Print, exactly and with both ends included, the lines below that run from the one containing "Generate a web" to the one containing "-635, -20, -368];". Pictures are omitted.

RECORD SET:
-------
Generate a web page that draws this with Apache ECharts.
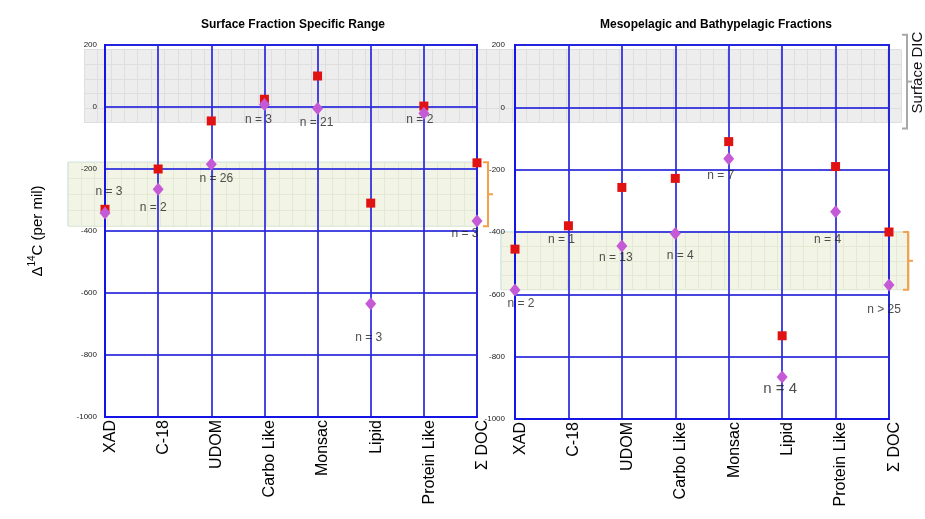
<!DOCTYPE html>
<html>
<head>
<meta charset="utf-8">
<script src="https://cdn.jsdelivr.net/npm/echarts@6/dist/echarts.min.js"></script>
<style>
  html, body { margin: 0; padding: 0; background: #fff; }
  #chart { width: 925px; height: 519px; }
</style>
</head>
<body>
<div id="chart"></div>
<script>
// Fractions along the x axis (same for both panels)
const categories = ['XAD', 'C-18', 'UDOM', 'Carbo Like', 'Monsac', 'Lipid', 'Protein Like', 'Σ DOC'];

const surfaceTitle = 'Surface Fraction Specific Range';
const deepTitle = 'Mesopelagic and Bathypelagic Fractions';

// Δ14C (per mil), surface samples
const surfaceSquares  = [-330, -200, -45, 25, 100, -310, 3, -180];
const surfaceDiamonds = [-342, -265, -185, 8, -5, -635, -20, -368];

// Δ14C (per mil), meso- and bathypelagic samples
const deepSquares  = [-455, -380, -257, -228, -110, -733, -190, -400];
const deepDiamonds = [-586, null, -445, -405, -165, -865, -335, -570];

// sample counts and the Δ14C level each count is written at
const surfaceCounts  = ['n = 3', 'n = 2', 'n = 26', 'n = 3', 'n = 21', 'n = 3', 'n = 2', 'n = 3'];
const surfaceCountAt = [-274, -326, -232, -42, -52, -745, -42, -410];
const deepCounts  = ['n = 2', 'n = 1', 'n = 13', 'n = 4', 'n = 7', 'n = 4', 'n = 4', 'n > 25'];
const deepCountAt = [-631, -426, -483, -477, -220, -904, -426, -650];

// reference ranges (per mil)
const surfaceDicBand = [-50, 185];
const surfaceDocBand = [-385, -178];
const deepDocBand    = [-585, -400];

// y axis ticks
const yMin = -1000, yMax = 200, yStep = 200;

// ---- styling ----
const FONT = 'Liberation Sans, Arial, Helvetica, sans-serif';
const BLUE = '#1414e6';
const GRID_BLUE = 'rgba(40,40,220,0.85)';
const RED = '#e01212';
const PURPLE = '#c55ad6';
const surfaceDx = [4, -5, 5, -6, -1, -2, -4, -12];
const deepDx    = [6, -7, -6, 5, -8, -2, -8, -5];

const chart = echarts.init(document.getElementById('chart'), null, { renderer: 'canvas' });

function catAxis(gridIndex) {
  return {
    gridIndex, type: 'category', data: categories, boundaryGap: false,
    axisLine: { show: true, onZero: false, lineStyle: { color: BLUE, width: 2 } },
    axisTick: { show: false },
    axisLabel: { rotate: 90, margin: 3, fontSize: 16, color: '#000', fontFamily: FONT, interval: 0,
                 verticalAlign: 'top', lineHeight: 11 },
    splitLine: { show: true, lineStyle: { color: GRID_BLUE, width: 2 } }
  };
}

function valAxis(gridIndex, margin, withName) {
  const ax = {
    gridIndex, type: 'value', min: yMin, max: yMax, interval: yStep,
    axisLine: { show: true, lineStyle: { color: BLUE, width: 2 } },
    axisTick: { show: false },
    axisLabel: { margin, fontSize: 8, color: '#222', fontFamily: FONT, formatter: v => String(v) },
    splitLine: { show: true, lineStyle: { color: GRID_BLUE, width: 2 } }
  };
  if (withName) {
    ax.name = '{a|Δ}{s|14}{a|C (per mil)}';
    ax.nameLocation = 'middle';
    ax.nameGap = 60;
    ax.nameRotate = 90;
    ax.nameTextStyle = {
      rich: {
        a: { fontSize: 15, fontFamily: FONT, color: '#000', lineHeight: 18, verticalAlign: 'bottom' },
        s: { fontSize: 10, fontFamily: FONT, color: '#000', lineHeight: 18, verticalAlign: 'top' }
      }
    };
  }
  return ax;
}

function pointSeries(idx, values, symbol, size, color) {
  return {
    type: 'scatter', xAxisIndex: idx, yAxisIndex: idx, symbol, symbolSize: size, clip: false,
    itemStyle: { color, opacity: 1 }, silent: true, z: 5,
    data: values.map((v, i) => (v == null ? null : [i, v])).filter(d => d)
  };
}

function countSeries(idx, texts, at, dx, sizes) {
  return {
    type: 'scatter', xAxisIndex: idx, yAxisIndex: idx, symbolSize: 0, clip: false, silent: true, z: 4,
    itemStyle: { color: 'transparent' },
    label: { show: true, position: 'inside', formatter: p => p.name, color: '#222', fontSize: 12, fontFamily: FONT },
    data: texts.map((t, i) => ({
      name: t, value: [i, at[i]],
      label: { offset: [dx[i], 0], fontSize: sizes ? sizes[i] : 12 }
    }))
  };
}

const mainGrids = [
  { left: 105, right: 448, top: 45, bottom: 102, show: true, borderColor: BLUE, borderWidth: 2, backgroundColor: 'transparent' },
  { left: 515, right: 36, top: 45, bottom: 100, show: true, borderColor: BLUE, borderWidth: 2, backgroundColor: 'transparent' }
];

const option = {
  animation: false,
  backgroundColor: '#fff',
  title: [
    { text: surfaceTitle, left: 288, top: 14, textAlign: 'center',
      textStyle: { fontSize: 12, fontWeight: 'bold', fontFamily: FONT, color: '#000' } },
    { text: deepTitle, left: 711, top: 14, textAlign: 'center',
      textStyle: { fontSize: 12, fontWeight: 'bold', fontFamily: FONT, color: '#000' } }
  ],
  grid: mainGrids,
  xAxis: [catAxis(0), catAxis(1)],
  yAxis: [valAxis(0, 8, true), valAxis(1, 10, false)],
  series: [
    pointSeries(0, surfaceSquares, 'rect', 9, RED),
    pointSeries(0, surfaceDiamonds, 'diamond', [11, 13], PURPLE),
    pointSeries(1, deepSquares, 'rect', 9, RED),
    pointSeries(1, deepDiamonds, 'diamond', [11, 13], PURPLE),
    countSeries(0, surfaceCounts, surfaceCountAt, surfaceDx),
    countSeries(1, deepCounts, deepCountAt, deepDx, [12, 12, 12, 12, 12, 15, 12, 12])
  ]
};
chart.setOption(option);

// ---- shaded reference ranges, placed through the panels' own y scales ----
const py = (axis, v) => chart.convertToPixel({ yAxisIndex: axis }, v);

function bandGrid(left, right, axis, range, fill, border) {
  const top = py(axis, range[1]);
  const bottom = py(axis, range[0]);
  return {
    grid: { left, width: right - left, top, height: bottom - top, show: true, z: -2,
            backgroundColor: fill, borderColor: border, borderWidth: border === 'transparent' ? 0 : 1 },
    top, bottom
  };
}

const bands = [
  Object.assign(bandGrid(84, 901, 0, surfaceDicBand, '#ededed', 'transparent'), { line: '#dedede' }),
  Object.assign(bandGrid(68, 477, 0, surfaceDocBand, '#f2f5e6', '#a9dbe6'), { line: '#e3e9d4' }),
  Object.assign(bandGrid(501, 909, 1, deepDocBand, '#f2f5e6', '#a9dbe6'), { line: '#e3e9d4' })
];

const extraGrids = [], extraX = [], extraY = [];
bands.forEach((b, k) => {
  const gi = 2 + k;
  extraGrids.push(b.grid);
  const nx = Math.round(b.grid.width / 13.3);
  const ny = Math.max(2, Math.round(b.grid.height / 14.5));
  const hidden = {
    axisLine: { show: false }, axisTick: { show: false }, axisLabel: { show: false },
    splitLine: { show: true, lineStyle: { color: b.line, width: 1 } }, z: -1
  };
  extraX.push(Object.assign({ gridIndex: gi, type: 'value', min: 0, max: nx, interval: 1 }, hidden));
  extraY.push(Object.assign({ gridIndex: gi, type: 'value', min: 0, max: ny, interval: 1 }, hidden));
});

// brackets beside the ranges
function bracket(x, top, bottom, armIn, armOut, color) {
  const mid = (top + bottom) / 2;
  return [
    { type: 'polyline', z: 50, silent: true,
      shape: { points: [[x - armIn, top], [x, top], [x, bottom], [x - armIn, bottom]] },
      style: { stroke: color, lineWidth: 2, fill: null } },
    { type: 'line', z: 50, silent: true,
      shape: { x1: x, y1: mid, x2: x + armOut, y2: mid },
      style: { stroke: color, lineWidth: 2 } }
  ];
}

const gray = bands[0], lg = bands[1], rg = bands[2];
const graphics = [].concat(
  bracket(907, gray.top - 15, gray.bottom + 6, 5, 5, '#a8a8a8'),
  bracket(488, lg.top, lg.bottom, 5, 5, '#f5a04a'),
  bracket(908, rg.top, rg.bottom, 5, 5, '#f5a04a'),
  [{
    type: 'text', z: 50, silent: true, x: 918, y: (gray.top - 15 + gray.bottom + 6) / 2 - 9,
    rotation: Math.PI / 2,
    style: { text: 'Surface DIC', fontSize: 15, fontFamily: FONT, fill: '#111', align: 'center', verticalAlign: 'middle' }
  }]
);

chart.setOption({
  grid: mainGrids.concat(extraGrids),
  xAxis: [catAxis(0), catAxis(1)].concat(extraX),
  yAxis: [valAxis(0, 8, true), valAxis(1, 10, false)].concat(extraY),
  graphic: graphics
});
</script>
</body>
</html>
-------
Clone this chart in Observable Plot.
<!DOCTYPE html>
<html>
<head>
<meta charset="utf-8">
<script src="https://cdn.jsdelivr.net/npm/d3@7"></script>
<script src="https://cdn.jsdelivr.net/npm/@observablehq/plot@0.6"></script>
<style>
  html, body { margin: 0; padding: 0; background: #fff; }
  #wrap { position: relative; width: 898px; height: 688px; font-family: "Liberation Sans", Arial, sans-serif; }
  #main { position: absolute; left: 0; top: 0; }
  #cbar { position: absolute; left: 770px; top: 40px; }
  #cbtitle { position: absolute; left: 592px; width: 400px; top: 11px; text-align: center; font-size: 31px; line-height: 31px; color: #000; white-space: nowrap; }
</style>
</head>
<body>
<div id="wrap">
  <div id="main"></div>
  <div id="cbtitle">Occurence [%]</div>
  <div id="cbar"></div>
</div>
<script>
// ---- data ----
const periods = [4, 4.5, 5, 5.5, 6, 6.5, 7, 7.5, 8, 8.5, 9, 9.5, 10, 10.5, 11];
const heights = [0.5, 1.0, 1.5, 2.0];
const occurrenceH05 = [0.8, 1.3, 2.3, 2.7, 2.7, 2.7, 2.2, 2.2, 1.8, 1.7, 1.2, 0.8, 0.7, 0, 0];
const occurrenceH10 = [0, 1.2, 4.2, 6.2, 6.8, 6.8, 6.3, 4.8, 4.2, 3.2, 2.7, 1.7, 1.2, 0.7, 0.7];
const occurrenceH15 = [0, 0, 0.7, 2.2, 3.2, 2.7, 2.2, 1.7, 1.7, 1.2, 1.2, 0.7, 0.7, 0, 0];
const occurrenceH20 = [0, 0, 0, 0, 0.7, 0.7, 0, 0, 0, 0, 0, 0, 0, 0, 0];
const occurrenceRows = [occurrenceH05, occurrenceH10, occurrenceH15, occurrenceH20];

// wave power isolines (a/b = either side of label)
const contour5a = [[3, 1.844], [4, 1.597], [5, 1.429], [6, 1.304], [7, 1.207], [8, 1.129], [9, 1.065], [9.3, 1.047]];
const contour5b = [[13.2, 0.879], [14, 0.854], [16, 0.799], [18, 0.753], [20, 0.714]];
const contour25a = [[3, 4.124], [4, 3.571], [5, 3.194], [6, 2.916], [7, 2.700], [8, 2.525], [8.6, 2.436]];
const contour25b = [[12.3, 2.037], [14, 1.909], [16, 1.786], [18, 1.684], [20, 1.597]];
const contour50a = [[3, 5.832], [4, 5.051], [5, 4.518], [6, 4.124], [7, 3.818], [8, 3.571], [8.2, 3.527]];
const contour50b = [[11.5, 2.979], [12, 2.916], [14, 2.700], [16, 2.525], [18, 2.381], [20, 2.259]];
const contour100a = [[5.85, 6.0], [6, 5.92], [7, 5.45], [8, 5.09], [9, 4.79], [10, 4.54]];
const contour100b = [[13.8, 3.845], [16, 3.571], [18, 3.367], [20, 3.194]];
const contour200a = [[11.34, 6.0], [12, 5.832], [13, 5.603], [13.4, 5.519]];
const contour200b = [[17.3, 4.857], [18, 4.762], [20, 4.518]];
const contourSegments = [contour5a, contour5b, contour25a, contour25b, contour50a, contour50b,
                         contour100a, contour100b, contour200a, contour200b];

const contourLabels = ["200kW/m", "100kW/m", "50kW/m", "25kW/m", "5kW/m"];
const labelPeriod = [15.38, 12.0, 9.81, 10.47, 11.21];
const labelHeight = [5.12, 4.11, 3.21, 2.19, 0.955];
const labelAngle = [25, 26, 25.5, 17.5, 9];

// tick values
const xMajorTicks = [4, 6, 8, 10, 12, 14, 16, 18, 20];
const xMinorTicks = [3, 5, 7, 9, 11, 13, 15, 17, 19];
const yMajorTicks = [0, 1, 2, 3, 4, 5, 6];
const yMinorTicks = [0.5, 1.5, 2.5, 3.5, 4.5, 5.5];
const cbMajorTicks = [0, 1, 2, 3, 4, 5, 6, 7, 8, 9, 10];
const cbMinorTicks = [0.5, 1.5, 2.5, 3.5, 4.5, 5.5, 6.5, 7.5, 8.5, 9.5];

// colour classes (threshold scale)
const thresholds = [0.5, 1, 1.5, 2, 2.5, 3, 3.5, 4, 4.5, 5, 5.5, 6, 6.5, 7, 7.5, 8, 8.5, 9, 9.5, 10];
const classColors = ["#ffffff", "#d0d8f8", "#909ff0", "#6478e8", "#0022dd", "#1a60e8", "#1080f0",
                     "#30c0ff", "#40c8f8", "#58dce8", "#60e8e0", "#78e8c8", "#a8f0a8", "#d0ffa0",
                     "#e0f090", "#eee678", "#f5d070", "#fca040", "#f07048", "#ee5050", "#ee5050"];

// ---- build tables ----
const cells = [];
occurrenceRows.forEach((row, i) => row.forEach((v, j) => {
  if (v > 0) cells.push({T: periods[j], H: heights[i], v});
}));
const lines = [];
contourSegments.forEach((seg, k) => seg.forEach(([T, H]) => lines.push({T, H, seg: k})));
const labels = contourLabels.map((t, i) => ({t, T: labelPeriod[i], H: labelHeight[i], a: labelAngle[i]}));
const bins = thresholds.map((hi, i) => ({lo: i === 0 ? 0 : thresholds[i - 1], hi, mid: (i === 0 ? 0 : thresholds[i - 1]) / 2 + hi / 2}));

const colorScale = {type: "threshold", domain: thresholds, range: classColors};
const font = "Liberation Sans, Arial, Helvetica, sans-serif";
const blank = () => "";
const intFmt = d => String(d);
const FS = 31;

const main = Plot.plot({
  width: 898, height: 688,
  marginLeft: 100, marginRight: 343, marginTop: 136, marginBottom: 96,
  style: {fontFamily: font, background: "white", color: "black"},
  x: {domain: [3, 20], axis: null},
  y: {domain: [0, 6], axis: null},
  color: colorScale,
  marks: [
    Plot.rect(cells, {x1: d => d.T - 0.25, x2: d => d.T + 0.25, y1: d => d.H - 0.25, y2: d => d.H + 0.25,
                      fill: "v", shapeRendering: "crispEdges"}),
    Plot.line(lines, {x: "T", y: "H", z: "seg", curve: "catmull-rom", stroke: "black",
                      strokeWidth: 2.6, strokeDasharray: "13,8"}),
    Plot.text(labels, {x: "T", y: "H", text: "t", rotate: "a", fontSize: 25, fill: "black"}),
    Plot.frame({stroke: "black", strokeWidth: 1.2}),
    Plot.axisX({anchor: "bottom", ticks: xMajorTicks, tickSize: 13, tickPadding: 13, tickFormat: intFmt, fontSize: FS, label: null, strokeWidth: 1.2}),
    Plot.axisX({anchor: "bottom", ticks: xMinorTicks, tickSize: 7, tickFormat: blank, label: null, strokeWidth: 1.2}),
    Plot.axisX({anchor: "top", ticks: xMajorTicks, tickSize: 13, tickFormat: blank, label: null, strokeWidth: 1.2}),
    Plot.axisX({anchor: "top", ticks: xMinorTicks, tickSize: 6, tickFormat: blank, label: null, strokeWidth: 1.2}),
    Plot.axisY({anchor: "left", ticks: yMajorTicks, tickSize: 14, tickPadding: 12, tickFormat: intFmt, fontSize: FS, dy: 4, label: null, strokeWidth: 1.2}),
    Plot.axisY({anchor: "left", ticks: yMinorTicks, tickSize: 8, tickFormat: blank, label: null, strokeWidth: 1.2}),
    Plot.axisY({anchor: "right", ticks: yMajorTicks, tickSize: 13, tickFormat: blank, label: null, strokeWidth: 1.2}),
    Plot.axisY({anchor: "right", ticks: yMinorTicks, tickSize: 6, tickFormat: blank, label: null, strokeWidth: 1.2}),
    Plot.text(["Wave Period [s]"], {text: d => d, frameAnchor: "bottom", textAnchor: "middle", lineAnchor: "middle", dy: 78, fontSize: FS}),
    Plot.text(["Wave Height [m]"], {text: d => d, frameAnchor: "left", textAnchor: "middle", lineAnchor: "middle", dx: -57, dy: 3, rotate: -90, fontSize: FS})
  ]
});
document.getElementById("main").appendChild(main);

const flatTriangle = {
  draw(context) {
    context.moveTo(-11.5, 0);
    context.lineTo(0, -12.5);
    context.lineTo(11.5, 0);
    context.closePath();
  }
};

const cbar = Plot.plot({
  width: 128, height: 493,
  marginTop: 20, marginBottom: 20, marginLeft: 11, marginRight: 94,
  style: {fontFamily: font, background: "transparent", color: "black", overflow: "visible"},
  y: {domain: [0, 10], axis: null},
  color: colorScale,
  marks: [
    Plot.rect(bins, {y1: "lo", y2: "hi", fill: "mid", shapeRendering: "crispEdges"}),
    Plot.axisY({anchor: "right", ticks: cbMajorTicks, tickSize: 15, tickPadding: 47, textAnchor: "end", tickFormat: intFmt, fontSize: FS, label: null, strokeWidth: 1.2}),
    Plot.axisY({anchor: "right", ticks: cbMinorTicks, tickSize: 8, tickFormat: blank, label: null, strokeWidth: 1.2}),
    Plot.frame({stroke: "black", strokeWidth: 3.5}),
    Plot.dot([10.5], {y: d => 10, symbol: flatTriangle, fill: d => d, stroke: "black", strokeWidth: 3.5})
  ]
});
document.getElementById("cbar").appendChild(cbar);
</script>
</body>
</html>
-------
RESPONSE FOR THIS EXERCISE:
Generate a web page that draws this with Apache ECharts.
<!DOCTYPE html>
<html>
<head>
<meta charset="utf-8">
<script src="https://cdn.jsdelivr.net/npm/echarts@6/dist/echarts.min.js"></script>
<style>
  html, body { margin: 0; padding: 0; background: #fff; }
  #chart { width: 925px; height: 519px; }
</style>
</head>
<body>
<div id="chart"></div>
<script>
// Fractions along the x axis (same for both panels)
const categories = ['XAD', 'C-18', 'UDOM', 'Carbo Like', 'Monsac', 'Lipid', 'Protein Like', 'Σ DOC'];

const surfaceTitle = 'Surface Fraction Specific Range';
const deepTitle = 'Mesopelagic and Bathypelagic Fractions';

// Δ14C (per mil), surface samples
const surfaceSquares  = [-330, -200, -45, 25, 100, -310, 3, -180];
const surfaceDiamonds = [-342, -265, -185, 8, -5, -635, -20, -368];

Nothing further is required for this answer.